Listen — Stravinsky: Waltz (Three easy pieces)
(track 21, 0:00-0:35) ℗ 2021 Hyperion Records Ltd :
Francis Poulenc (1899-1963) was nineteen years old when he finished his Sonata for four hands in June 1918, while he was still under the influence of Satie's Socrate and its lessons of purity, balance and reserve. The Sonata does not include the lyrical aspects that form the cornerstone of the piano duets of Fauré, Debussy or Ravel. Indeed, the outer movements are not so serene, reflecting Poulenc's enthusiasm for Bartók's Allegro barbaro and Prokofiev's Sarcasms, but the central 'Rustique' does include a certain 'purity' found in the Satie piece. As in other works by the composer, the sonata at times includes folksy little snippets that do duty for melodies.
Listen — Poulenc: Prélude (Sonata for four hands)
(track 7, 0:00-0:40) ℗ 2021 Hyperion Records Ltd :
The Dolly Suite by Gabriel Fauré (1845-1924) is a work with a story. In the summer of 1892, Fauré began an affair with Emma Bardac, a singer married to a rich banker, who was later to become Debussy's second wife. Emma had just given birth to her second child, Regine-Helene, known as Dolly because she was so tiny, and five of the six pieces in this suite were written for her over a period of four years, the exception being 'Berceuse' (the first movement), which Fauré had kept in a drawer since the 1860s. This is indeed exquisite stuff, pure, fragile and with a hint of childlike innocence.
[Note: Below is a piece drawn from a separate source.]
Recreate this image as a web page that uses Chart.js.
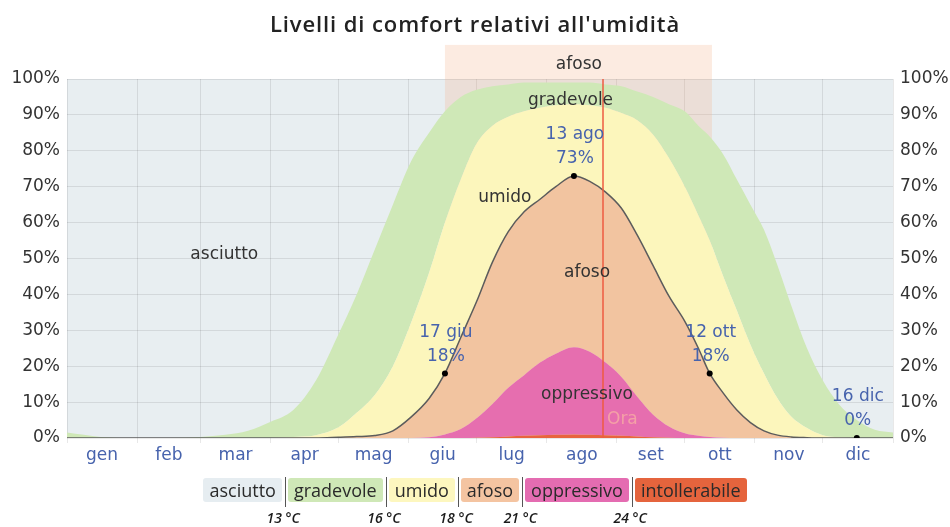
<!DOCTYPE html>
<html lang="it">
<head>
  <meta charset="UTF-8">
  <title>Livelli di comfort relativi all'umidità</title>
  <script src="https://cdn.jsdelivr.net/npm/chart.js"></script>
  <style>
    body {
      margin: 0;
      background: #fff;
    }

    .wrap {
      position: relative;
      width: 950px;
      height: 527px;
    }

    .titolo {
      position: absolute;
      top: 9px;
      left: 0;
      width: 950px;
      text-align: center;
      font-family: 'Open Sans', sans-serif;
      font-size: 22px;
      font-weight: 600;
      letter-spacing: 0.9px;
      line-height: 28px;
      color: #222;
    }

    .legenda {
      position: absolute;
      top: 478px;
      left: 0;
      width: 950px;
      display: flex;
      justify-content: center;
      align-items: flex-start;
      font-family: 'Open Sans', sans-serif;
      font-size: 18px;
      color: #2a2a2a;
    }

    .voce {
      line-height: 24px;
      padding: 0 6px;
      border-radius: 3px;
    }

    .sep {
      position: relative;
      width: 1px;
      height: 30px;
      margin: -1px 2px 0 3px;
      background: #555;
    }

    .sep i {
      position: absolute;
      top: 31px;
      left: 0;
      transform: translateX(-55%);
      font-size: 14px;
      font-weight: 600;
      white-space: nowrap;
      color: #1a1a1a;
    }
  </style>
</head>

<body>
  <div class="wrap">
    <canvas id="grafico"></canvas>
    <div class="titolo">Livelli di comfort relativi all'umidità</div>
    <div class="legenda">
      <span class="voce" style="background:#e6edf1">asciutto</span>
      <span class="sep"><i>13 °C</i></span>
      <span class="voce" style="background:#cfe8b7">gradevole</span>
      <span class="sep"><i>16 °C</i></span>
      <span class="voce" style="background:#fdf7bf">umido</span>
      <span class="sep"><i>18 °C</i></span>
      <span class="voce" style="background:#f4c4a1">afoso</span>
      <span class="sep"><i>21 °C</i></span>
      <span class="voce" style="background:#e46cb1">oppressivo</span>
      <span class="sep"><i>24 °C</i></span>
      <span class="voce" style="background:#e5643d">intollerabile</span>
    </div>
  </div>

  <script>
    // giorno dell'anno (0 = 1 gen) per ogni campione
    const giorni = [0, 15, 31, 45, 59, 70, 80, 90, 100, 110, 120, 128, 136, 144, 152, 160, 167, 174, 181, 188,
      195, 202, 209, 216, 224, 231, 238, 245, 252, 259, 266, 273, 279, 284, 290, 296, 302, 308, 314, 320,
      327, 334, 341, 349, 357, 365];

    // percentuale cumulata: quota di tempo almeno a quel livello di umidità
    const intollerabile = [0, 0, 0, 0, 0, 0, 0, 0, 0, 0, 0, 0, 0, 0, 0, 0, 0, 0, 0.1, 0.2,
      0.4, 0.6, 0.8, 0.9, 1, 0.9, 0.8, 0.6, 0.4, 0.2, 0.1, 0, 0, 0, 0, 0, 0, 0, 0, 0,
      0, 0, 0, 0, 0, 0];
    const oppressivo = [0, 0, 0, 0, 0, 0, 0, 0, 0, 0, 0, 0, 0, 0, 0, 0.2, 1, 2.5, 5.5, 9.5,
      14, 17.5, 21, 23.5, 25.3, 24, 21, 17, 11.5, 6.5, 3.2, 1.3, 0.6, 0.3, 0.1, 0, 0, 0, 0, 0,
      0, 0, 0, 0, 0, 0];
    const afoso = [0, 0, 0, 0, 0, 0, 0, 0, 0, 0, 0.2, 0.4, 0.7, 2, 5.8, 11, 18, 28, 38, 49,
      57.5, 63, 66.5, 70, 73, 71.5, 68.5, 64, 56.5, 48, 39.5, 32.5, 25, 18, 12.5, 7.8, 4.3, 2, 0.8, 0.3,
      0.1, 0, 0, 0, 0, 0];
    const umido = [0, 0, 0, 0, 0, 0, 0, 0, 0.3, 0.8, 3, 7, 12, 20, 32, 46, 60, 72, 82, 87,
      89.5, 91, 92, 92.7, 93, 92.7, 92, 90.5, 88.5, 84.5, 78, 70, 62, 55, 45, 35.5, 26, 18, 11, 6,
      2.8, 0.8, 0.2, 0, 0, 0];
    const gradevole = [1.5, 0.3, 0, 0, 0.3, 0.9, 2, 4.5, 7.8, 16, 29, 40, 52.5, 65, 77, 85, 91, 95, 97, 98,
      98.5, 99, 99, 99, 99, 99, 98.5, 98, 96.5, 95, 93, 91, 87, 84, 79, 72, 65, 58, 48, 37,
      25, 16, 9.5, 5, 2.3, 1.5];

    // punti notevoli della curva "afoso o peggio"
    const puntiGiorno = [167, 224, 284, 349];
    const puntiValore = [18, 73, 18, 0];
    const puntiData = ['17 giu', '13 ago', '12 ott', '16 dic'];

    const mesi = ['gen', 'feb', 'mar', 'apr', 'mag', 'giu', 'lug', 'ago', 'set', 'ott', 'nov', 'dic'];
    const inizioMese = [0, 31, 59, 90, 120, 151, 181, 212, 243, 273, 304, 334, 365];
    const yTicks = [0, 10, 20, 30, 40, 50, 60, 70, 80, 90, 100];

    const periodoAfoso = [167, 285];
    const oggi = 237;

    const coloreAsciutto = '#e8eef1';
    const blu = '#4763ad';
    const griglia = 'rgba(0, 0, 0, 0.09)';
    const fontAssi = { family: 'DejaVu Sans', size: 17 };

    // etichette delle zone (giorno, %)
    const etichetteZone = [
      { t: 'asciutto', x: 69.5, y: 51 },
      { t: 'gradevole', x: 222.5, y: 94 },
      { t: 'umido', x: 193.5, y: 67 },
      { t: 'afoso', x: 229.8, y: 46 },
      { t: 'oppressivo', x: 229.8, y: 12 }
    ];

    function serie(valori) {
      return giorni.map((g, i) => ({ x: g, y: valori[i] }));
    }

    function area(label, valori, colore, fill) {
      return {
        label: label,
        data: serie(valori),
        backgroundColor: colore,
        borderWidth: 0,
        pointRadius: 0,
        fill: fill,
        cubicInterpolationMode: 'monotone'
      };
    }

    const datasets = [
      area('intollerabile', intollerabile, '#e8643e', 'origin'),
      area('oppressivo', oppressivo, '#e66eaf', '-1'),
      area('afoso', afoso, '#f2c4a0', '-1'),
      area('umido', umido, '#fcf6bc', '-1'),
      area('gradevole', gradevole, '#cfe8b7', '-1'),
      {
        label: 'punti',
        data: puntiGiorno.map((g, i) => ({ x: g, y: puntiValore[i] })),
        showLine: false,
        pointRadius: 3,
        pointBackgroundColor: '#000',
        pointBorderWidth: 0,
        order: -1
      }
    ];
    // la linea nera segue il bordo superiore di "afoso"
    datasets[2].borderColor = '#5c5c5c';
    datasets[2].borderWidth = 1.5;

    function scrivi(ctx, testo, x, y, colore, align) {
      ctx.fillStyle = colore;
      ctx.textAlign = align || 'center';
      ctx.textBaseline = 'middle';
      ctx.fillText(testo, x, y);
    }

    const decorazioni = {
      id: 'decorazioni',
      beforeDraw(chart) {
        const { ctx, chartArea: a } = chart;
        ctx.save();
        ctx.fillStyle = coloreAsciutto;
        ctx.fillRect(a.left, a.top, a.width, a.height);
        ctx.restore();
      },
      beforeDatasetsDraw(chart) {
        const { ctx, chartArea: a, scales: { x, y } } = chart;
        const x0 = x.getPixelForValue(periodoAfoso[0]);
        const x1 = x.getPixelForValue(periodoAfoso[1]);
        const top = y.getPixelForValue(109.5);
        ctx.save();
        ctx.fillStyle = 'rgba(243, 180, 145, 0.27)';
        ctx.fillRect(x0, top, x1 - x0, a.bottom - top);
        ctx.restore();
      },
      afterDraw(chart) {
        const { ctx, chartArea: a, scales: { x, y } } = chart;
        ctx.save();
        ctx.font = "17px 'DejaVu Sans'";

        // linea di oggi
        const xo = Math.round(x.getPixelForValue(oggi));
        ctx.strokeStyle = '#ee5b40';
        ctx.lineWidth = 1.5;
        ctx.beginPath();
        ctx.moveTo(xo, a.top);
        ctx.lineTo(xo, a.bottom);
        ctx.stroke();
        scrivi(ctx, 'Ora', xo + 4, y.getPixelForValue(5), '#f4a1a6', 'left');

        etichetteZone.forEach(e => {
          scrivi(ctx, e.t, x.getPixelForValue(e.x), y.getPixelForValue(e.y), '#333');
        });
        scrivi(ctx, 'afoso', x.getPixelForValue(226.2), y.getPixelForValue(103.9), '#333');

        puntiGiorno.forEach((g, i) => {
          const px = x.getPixelForValue(g);
          const py = y.getPixelForValue(puntiValore[i]);
          scrivi(ctx, puntiValore[i] + '%', px + 1, py - 17, blu);
          scrivi(ctx, puntiData[i], px + 1, py - 41, blu);
        });
        ctx.restore();
      }
    };

    new Chart(document.getElementById('grafico'), {
      type: 'line',
      data: { datasets: datasets },
      options: {
        responsive: true,
        maintainAspectRatio: false,
        animation: false,
        layout: { padding: { top: 79 } },
        plugins: {
          legend: { display: false },
          tooltip: { enabled: false }
        },
        scales: {
          x: {
            type: 'linear',
            min: 0,
            max: 365,
            z: 1,
            afterBuildTicks: axis => {
              const t = [];
              inizioMese.forEach((d, i) => {
                t.push({ value: d });
                if (i < 12) t.push({ value: (d + inizioMese[i + 1]) / 2, mese: i });
              });
              axis.ticks = t;
            },
            afterFit: s => { s.height = 89; },
            ticks: {
              autoSkip: false,
              maxRotation: 0,
              padding: 2,
              color: blu,
              font: fontAssi,
              callback: (v, i, ticks) => ticks[i].mese !== undefined ? mesi[ticks[i].mese] : ''
            },
            grid: {
              tickLength: 5,
              color: c => c.tick && c.tick.mese === undefined ? griglia : 'transparent'
            },
            border: { display: false }
          },
          y: {
            min: 0,
            max: 100,
            z: 1,
            afterBuildTicks: axis => { axis.ticks = yTicks.map(v => ({ value: v })); },
            afterFit: s => { s.width = 67; },
            ticks: { padding: 7, color: '#333', font: fontAssi, callback: v => v + '%' },
            grid: { color: griglia, drawTicks: false },
            border: { display: false }
          },
          y2: {
            position: 'right',
            min: 0,
            max: 100,
            z: 1,
            afterBuildTicks: axis => { axis.ticks = yTicks.map(v => ({ value: v })); },
            afterFit: s => { s.width = 57; },
            ticks: { padding: 7, color: '#333', font: fontAssi, callback: v => v + '%' },
            grid: { display: false, drawTicks: false },
            border: { display: false }
          }
        }
      },
      plugins: [decorazioni]
    });
  </script>
</body>
</html>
After all, this is music written for a sweet, little girl who was dear to Fauré's heart.
Maurice Ravel (1875-1937) never married, but he adored children. Among his married friends, the Polish emigres Cipa and Ida Godebski held first place in his affections. The Godebskis had two children, Mimie and Jean, and it was for these that Ravel wrote the original piano duet version of Ma mère l'oye (Mother Goose), hoping they would give the first performance. In the end it was two other children that gave the suite its premiere in April 1910. Four of the five movements of this work represent a character that children often dream about: Sleeping Beauty, Tom Thumb, The Empress of the Pagodas and The Beauty and the Beast. Only in the last one does Ravel create an atmosphere all of its own in 'The Magic Garden', where one finds the most potent evocations of nostalgia the composer felt for his own childhood. The music Ravel created in this piece is quite overwhelming in its imaginative power and melodic beauty, and the precise matching of the limitations of style with those of expression is certainly one of the things that makes this suite a masterpiece.
Listen — Ravel: Le jardin féerique (Ma mère l'oye)
(track 27, 0:00-0:47) ℗ 2021 Hyperion Records Ltd :
Paul Lewis and Steven Osborne, two of Britain's foremost pianists, give matchless performances, and their virtuosic brilliance and unique sensitivity to the many nuances of these scores are an absolute joy to listen to. A real peach of a disc from one of Britain's best-loved labels.